Drone technology has, in a few short years, upended a lot of conventional thinking around logistics, surveillance, photography and many other industries.
But it's nothing compared to what the next round of drone technology will enable, according to Panos Artemiadis, director of the Human-Oriented Robotics and Control (HORC) Lab at Arizona State University.
Artemiadis is predicting that imminent brain-computer interface technology will revolutionise our relationships with drones, allowing us to control swarms of UAVs at the same time and do things that would be impossible with a single drone.
For example, humans could collaborate with swarms of robots in search and rescue missions. A large swarm of bots can cover more ground in less time than a single drone or a team of humans can.
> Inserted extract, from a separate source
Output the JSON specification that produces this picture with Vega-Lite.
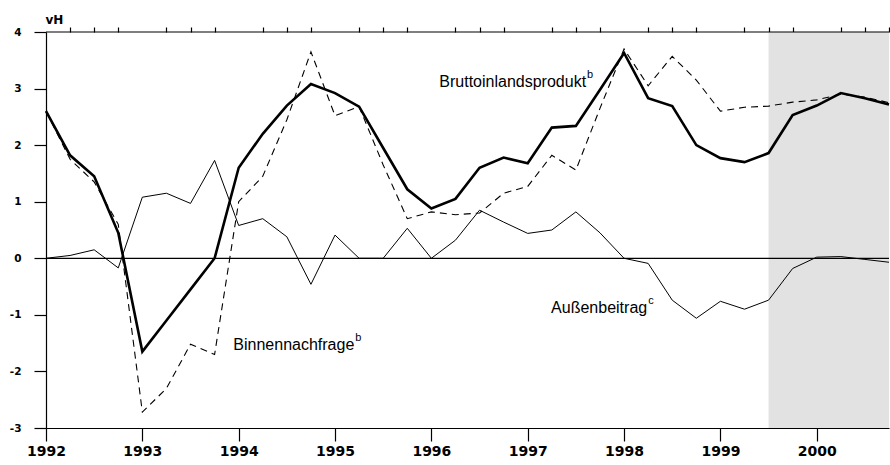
{
  "$schema": "https://vega.github.io/schema/vega-lite/v6.json",
  "width": 843,
  "height": 396,
  "autosize": {"type": "none"},
  "padding": {"left": 46, "top": 32, "right": 1, "bottom": 37},
  "background": "white",
  "config": {
    "view": {"stroke": null},
    "axis": {"domainColor": "#000", "tickColor": "#000", "labelColor": "#000", "titleColor": "#000", "grid": false, "domainWidth": 1.2, "tickWidth": 1.2}
  },
  "datasets": {
    "series": [
      {"t": 1992.00, "bip": 2.60, "binnen": 2.60, "aussen": 0.00},
      {"t": 1992.25, "bip": 1.82, "binnen": 1.75, "aussen": 0.05},
      {"t": 1992.50, "bip": 1.45, "binnen": 1.35, "aussen": 0.15},
      {"t": 1992.75, "bip": 0.45, "binnen": 0.60, "aussen": -0.17},
      {"t": 1993.00, "bip": -1.65, "binnen": -2.72, "aussen": 1.08},
      {"t": 1993.25, "bip": -1.10, "binnen": -2.30, "aussen": 1.15},
      {"t": 1993.50, "bip": -0.55, "binnen": -1.52, "aussen": 0.97},
      {"t": 1993.75, "bip": 0.00, "binnen": -1.70, "aussen": 1.73},
      {"t": 1994.00, "bip": 1.60, "binnen": 1.00, "aussen": 0.58},
      {"t": 1994.25, "bip": 2.20, "binnen": 1.45, "aussen": 0.70},
      {"t": 1994.50, "bip": 2.70, "binnen": 2.45, "aussen": 0.38},
      {"t": 1994.75, "bip": 3.08, "binnen": 3.65, "aussen": -0.46},
      {"t": 1995.00, "bip": 2.92, "binnen": 2.52, "aussen": 0.41},
      {"t": 1995.25, "bip": 2.68, "binnen": 2.68, "aussen": 0.00},
      {"t": 1995.50, "bip": 1.95, "binnen": 1.65, "aussen": 0.00},
      {"t": 1995.75, "bip": 1.22, "binnen": 0.70, "aussen": 0.53},
      {"t": 1996.00, "bip": 0.88, "binnen": 0.82, "aussen": 0.00},
      {"t": 1996.25, "bip": 1.05, "binnen": 0.77, "aussen": 0.32},
      {"t": 1996.50, "bip": 1.60, "binnen": 0.80, "aussen": 0.85},
      {"t": 1996.75, "bip": 1.78, "binnen": 1.15, "aussen": 0.64},
      {"t": 1997.00, "bip": 1.68, "binnen": 1.27, "aussen": 0.44},
      {"t": 1997.25, "bip": 2.31, "binnen": 1.82, "aussen": 0.50},
      {"t": 1997.50, "bip": 2.34, "binnen": 1.56, "aussen": 0.82},
      {"t": 1997.75, "bip": 2.98, "binnen": 2.65, "aussen": 0.45},
      {"t": 1998.00, "bip": 3.63, "binnen": 3.70, "aussen": 0.00},
      {"t": 1998.25, "bip": 2.83, "binnen": 3.05, "aussen": -0.09},
      {"t": 1998.50, "bip": 2.69, "binnen": 3.57, "aussen": -0.74},
      {"t": 1998.75, "bip": 2.00, "binnen": 3.15, "aussen": -1.06},
      {"t": 1999.00, "bip": 1.77, "binnen": 2.60, "aussen": -0.76},
      {"t": 1999.25, "bip": 1.70, "binnen": 2.67, "aussen": -0.90},
      {"t": 1999.50, "bip": 1.86, "binnen": 2.69, "aussen": -0.74},
      {"t": 1999.75, "bip": 2.53, "binnen": 2.76, "aussen": -0.18},
      {"t": 2000.00, "bip": 2.70, "binnen": 2.80, "aussen": 0.02},
      {"t": 2000.25, "bip": 2.92, "binnen": 2.90, "aussen": 0.03},
      {"t": 2000.50, "bip": 2.83, "binnen": 2.85, "aussen": -0.02},
      {"t": 2000.75, "bip": 2.72, "binnen": 2.75, "aussen": -0.07}
    ],
    "labels": [
      {"label": "Bruttoinlandsprodukt", "sup": "b", "x": 1997.606, "y": 3.03},
      {"label": "Binnennachfrage", "sup": "b", "x": 1995.20, "y": -1.63},
      {"label": "Außenbeitrag", "sup": "c", "x": 1998.24, "y": -0.97}
    ],
    "forecast": [{"start": 1999.5, "end": 2000.75}]
  },
  "resolve": {"axis": {"x": "independent"}},
  "layer": [
    {
      "data": {"name": "forecast"},
      "mark": {"type": "rect", "fill": "#e2e2e2", "stroke": null},
      "encoding": {
        "x": {"field": "start", "type": "quantitative", "scale": {"domain": [1992, 2000.75], "nice": false, "zero": false},
          "axis": {"values": [1992, 1993, 1994, 1995, 1996, 1997, 1998, 1999, 2000], "format": "d", "tickSize": 13, "labelPadding": 3, "labelFont": "DejaVu Sans", "labelFontWeight": "bold", "labelFontSize": 14, "labelFlush": false, "title": null}},
        "x2": {"field": "end"},
        "y": {"datum": -3, "type": "quantitative", "scale": {"domain": [-3, 4], "nice": false, "zero": false},
          "axis": {"values": [-3, -2, -1, 0, 1, 2, 3, 4], "tickSize": 12, "labelPadding": 13, "labelFont": "DejaVu Sans", "labelFontWeight": "bold", "labelFontSize": 10.5, "labelExpr": "'' + datum.value",
            "title": "vH", "titleAngle": 0, "titleAlign": "left", "titleBaseline": "alphabetic", "titleX": -1, "titleY": -9, "titleFont": "DejaVu Sans", "titleFontWeight": "bold", "titleFontSize": 12}},
        "y2": {"datum": 4}
      }
    },
    {
      "data": {"name": "series"},
      "mark": {"type": "line", "color": "#000", "strokeWidth": 1},
      "encoding": {
        "x": {"field": "t", "type": "quantitative",
          "axis": {"values": [1992.25, 1992.5, 1992.75, 1993.25, 1993.5, 1993.75, 1994.25, 1994.5, 1994.75, 1995.25, 1995.5, 1995.75, 1996.25, 1996.5, 1996.75, 1997.25, 1997.5, 1997.75, 1998.25, 1998.5, 1998.75, 1999.25, 1999.5, 1999.75, 2000.25, 2000.5, 2000.75], "tickSize": 5, "labels": false, "domain": false, "title": null}},
        "y": {"field": "aussen", "type": "quantitative"}
      }
    },
    {
      "data": {"name": "series"},
      "mark": {"type": "line", "color": "#000", "strokeWidth": 1.1, "strokeDash": [7, 5]},
      "encoding": {
        "x": {"field": "t", "type": "quantitative", "axis": null},
        "y": {"field": "binnen", "type": "quantitative"}
      }
    },
    {
      "data": {"name": "series"},
      "mark": {"type": "line", "color": "#000", "strokeWidth": 2.6},
      "encoding": {
        "x": {"field": "t", "type": "quantitative", "axis": null},
        "y": {"field": "bip", "type": "quantitative"}
      }
    },
    {
      "data": {"values": [{"v": 0}, {"v": 4}]},
      "mark": {"type": "rule", "color": "#000", "strokeWidth": 1.2},
      "encoding": {"y": {"field": "v", "type": "quantitative"}}
    },
    {
      "data": {"name": "labels"},
      "mark": {"type": "text", "align": "right", "baseline": "alphabetic", "font": "Liberation Sans", "fontSize": 16, "color": "#000"},
      "encoding": {
        "x": {"field": "x", "type": "quantitative", "axis": null},
        "y": {"field": "y", "type": "quantitative"},
        "text": {"field": "label"}
      }
    },
    {
      "data": {"name": "labels"},
      "mark": {"type": "text", "align": "left", "baseline": "alphabetic", "dx": 1, "dy": -9, "font": "Liberation Sans", "fontSize": 11, "color": "#000"},
      "encoding": {
        "x": {"field": "x", "type": "quantitative", "axis": null},
        "y": {"field": "y", "type": "quantitative"},
        "text": {"field": "sup"}
      }
    }
  ]
}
They could also be used in agriculture, upping the efficiency of irrigation planning and identifying crop infections and infestations. They can deliver targeted herbicide or pesticide at a specific location, rather than carpet-bombing an entire field.
Or, a drone swarm could be used in firefighting - especially when it comes to forest fires that spread across large areas. A drone swarm, equipped with thermal cameras, could track the progress of the fire in real-time, feeding data back to operators.
Finally, Artemiadis even suggests drone swarms could be used in surveillance - covering more angles than a single drone or unmoving collection of cameras can - or entertainment - where drone swarms could shoot video from multiple angles and allow the viewer to choose which they want to watch.
Drone swarms using human-brain interface mechanisms will, in the next three to five years, make inroads where individually controlled UAVs cannot, Artemiadis says.